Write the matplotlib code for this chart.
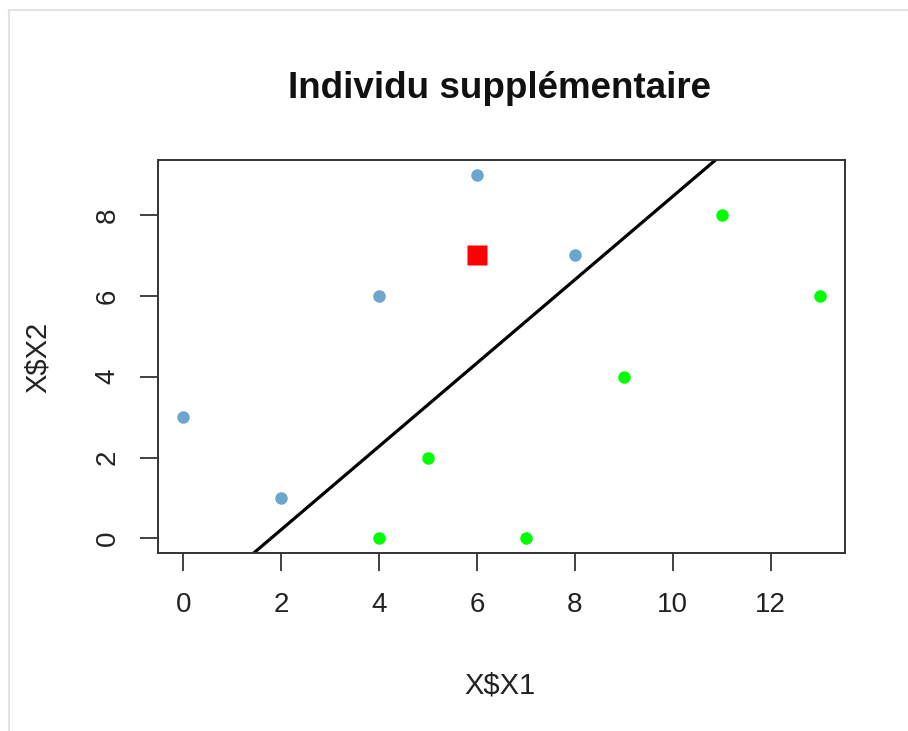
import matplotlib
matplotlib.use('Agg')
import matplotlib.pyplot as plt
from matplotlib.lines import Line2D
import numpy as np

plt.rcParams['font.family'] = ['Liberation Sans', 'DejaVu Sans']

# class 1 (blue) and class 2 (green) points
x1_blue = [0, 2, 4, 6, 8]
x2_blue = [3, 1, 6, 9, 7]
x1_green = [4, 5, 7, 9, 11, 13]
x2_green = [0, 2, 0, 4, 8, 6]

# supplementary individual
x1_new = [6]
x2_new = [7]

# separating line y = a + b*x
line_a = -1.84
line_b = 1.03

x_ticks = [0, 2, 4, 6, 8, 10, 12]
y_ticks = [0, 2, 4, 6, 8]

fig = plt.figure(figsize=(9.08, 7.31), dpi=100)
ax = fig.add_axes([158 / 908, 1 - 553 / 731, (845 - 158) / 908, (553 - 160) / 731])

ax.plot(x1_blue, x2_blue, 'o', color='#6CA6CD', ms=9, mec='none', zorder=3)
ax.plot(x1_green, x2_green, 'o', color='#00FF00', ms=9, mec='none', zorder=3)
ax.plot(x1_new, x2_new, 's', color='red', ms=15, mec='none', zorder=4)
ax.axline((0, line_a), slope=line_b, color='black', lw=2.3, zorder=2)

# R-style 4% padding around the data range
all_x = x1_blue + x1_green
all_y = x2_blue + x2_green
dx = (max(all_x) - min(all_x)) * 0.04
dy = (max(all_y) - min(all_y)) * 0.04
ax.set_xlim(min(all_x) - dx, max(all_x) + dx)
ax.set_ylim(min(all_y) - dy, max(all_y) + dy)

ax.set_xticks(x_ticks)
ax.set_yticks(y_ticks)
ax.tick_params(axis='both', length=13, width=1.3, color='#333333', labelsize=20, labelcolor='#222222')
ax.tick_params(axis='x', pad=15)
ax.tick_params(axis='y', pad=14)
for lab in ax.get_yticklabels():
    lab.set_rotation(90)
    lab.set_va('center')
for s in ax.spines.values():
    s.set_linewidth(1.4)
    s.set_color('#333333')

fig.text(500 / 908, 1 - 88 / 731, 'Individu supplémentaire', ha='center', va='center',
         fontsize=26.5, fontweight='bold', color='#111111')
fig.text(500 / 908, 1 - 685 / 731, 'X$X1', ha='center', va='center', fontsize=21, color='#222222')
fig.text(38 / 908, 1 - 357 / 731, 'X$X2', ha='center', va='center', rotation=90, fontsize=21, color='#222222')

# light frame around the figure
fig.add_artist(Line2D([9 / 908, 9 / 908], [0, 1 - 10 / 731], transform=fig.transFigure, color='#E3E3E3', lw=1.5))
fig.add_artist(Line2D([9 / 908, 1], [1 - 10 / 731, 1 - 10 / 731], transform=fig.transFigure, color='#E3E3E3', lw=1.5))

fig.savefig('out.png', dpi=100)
************
▶ YOUR OBJECTIVE
What is the number of lines above that contain "matplotlib"? Answer with that number only.

▶ TASK RESPONSE
5